Des bouts de tissu plus ou moins enveloppants ont aussi fait leur entrée dans les salles de classe. Devant le campus de l’université El-Manar, Haïfa, 21 ans, s’en félicite. « Dès que Ben Ali est parti, je suis allée m’acheter un foulard. Avant, on n’avait pas le droit d’afficher notre religion », sourit l’étudiante en informatique. Sous le soleil de plomb, elle agite ses mains gantées : « L’islam est la chose la plus importante de ma vie », lâche-t-elle, sûre que le voile est l’expression d’une liberté retrouvée.

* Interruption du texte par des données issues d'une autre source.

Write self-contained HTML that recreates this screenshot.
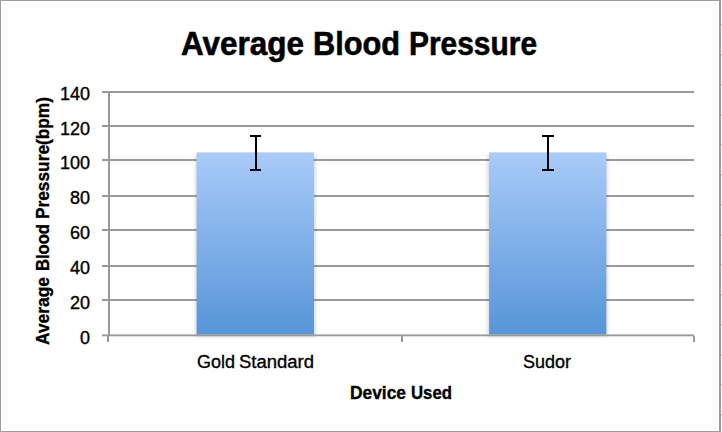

Un signe de défi aussi pour beaucoup, et une façon de montrer qu’en Tunisie la page Ben Ali est bien tournée. « Mais maintenant, ne pas le porter peut aussi être mal vu », l’interrompt Enissa, étudiante en chimie, en triturant ses cheveux.
Nesrin hoche la tête et évoque sa mère, infirmière dans un hôpital de la capitale, contrainte de se couvrir la tête pour ne plus essuyer les réflexions de ses collègues. « Il ne faut pas faire attention aux extrémistes, lance Haïfa. Les femmes font ce qu’elles veulent maintenant. »

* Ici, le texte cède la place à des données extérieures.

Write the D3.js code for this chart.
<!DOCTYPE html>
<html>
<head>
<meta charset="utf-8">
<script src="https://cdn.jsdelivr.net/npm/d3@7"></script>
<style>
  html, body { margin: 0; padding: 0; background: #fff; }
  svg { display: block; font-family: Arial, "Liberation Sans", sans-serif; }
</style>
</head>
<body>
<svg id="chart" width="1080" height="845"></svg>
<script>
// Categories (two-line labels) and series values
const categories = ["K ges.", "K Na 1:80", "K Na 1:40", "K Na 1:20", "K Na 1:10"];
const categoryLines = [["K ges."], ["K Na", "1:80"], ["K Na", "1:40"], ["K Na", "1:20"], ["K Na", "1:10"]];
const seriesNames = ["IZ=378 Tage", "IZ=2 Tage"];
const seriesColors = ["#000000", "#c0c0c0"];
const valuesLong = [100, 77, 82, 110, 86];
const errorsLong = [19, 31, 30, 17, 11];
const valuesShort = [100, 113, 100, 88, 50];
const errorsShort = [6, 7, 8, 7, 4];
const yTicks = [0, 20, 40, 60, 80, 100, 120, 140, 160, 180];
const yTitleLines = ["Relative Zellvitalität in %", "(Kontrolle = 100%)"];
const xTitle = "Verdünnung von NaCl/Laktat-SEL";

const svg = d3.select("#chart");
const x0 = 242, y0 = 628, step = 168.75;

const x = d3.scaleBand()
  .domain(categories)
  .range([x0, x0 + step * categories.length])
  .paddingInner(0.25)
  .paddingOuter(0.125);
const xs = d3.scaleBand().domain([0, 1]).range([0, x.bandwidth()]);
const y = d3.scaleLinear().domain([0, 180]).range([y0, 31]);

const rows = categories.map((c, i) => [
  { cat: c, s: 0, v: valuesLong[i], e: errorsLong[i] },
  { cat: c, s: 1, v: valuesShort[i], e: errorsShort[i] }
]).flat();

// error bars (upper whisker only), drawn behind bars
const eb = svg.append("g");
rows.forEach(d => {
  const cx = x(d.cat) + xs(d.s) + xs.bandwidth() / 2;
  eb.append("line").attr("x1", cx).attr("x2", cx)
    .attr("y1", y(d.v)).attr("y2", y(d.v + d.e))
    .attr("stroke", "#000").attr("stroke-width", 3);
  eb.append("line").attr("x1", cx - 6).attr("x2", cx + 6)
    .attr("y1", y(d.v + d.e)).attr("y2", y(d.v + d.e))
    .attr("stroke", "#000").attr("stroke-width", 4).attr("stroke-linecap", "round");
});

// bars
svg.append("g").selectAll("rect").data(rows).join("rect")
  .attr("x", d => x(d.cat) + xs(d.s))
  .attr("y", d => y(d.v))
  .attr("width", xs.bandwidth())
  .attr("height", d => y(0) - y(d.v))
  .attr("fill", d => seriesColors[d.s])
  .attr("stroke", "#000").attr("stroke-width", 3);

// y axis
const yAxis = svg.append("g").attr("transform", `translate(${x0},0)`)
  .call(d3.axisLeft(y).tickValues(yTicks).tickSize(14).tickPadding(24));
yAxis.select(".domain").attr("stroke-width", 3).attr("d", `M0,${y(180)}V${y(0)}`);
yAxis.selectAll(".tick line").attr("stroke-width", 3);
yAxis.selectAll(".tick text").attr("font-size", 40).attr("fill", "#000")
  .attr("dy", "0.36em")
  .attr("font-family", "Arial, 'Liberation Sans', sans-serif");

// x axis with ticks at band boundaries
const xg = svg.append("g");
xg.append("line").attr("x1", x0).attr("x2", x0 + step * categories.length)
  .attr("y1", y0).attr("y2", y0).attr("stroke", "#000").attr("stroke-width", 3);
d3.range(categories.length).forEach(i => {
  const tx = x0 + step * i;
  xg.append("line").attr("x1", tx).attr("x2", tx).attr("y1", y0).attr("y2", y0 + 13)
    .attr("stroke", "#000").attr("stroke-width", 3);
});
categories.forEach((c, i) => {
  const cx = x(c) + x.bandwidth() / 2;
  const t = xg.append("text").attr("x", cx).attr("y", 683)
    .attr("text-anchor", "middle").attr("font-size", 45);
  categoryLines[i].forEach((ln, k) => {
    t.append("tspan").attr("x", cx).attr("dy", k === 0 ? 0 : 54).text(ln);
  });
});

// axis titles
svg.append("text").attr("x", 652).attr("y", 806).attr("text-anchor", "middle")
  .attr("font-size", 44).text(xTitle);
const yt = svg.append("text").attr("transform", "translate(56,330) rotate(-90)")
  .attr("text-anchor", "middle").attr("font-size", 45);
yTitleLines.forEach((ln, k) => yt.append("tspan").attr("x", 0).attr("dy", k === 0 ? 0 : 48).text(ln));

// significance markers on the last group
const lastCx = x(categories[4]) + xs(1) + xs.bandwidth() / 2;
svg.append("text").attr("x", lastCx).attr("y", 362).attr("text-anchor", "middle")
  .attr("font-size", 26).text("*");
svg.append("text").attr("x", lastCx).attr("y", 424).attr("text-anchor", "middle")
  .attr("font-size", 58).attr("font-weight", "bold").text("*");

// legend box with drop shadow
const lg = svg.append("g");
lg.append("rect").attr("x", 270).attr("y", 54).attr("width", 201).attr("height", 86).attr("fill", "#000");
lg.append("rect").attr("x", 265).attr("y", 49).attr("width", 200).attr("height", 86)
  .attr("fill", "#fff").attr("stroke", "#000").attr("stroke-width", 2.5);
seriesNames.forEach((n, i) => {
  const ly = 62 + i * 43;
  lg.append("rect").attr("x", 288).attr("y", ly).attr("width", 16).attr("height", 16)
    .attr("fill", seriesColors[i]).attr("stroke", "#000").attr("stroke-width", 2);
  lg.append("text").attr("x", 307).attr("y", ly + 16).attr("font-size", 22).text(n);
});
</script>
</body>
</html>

Ce n’est pas le cas d’Ameni, qui veille désormais à porter des tenues amples. « On a acquis le droit de nous exprimer, de prendre part à la vie politique, mais il y a aussi plus de pression par rapport à la religion, regrette cette apprentie chimiste originaire de Nabeul, ville côtière du golfe d’Hammamet. Dans le métro, les barbus ne se privent pas de faire des remarques aux femmes qui ne sont pas habillées à leur convenance. » Yasra, jolie brune maquillée, s’indigne : « Il y a deux mois, en rentrant dans un restaurant, un homme m’a dit que j’étais une mauvaise musulmane parce que j’étais en jupe courte ! .» Ameni soupire, désabusée, et confie sa hantise d’Ennahda, le parti islamiste au pouvoir. « Je crains qu’on ne perde nos droits et que les plus conservateurs d’entre eux parviennent à mettre en application l’interprétation la plus rigoriste du Coran. Qu’on nous interdise de travailler ou qu’on rétablisse la polygamie, craint-elle. Maintenant, il va falloir qu’on se batte pour préserver nos droits. » Comme si pour ces toutes jeunes femmes tunisiennes la révolution n’était pas tout à fait finie.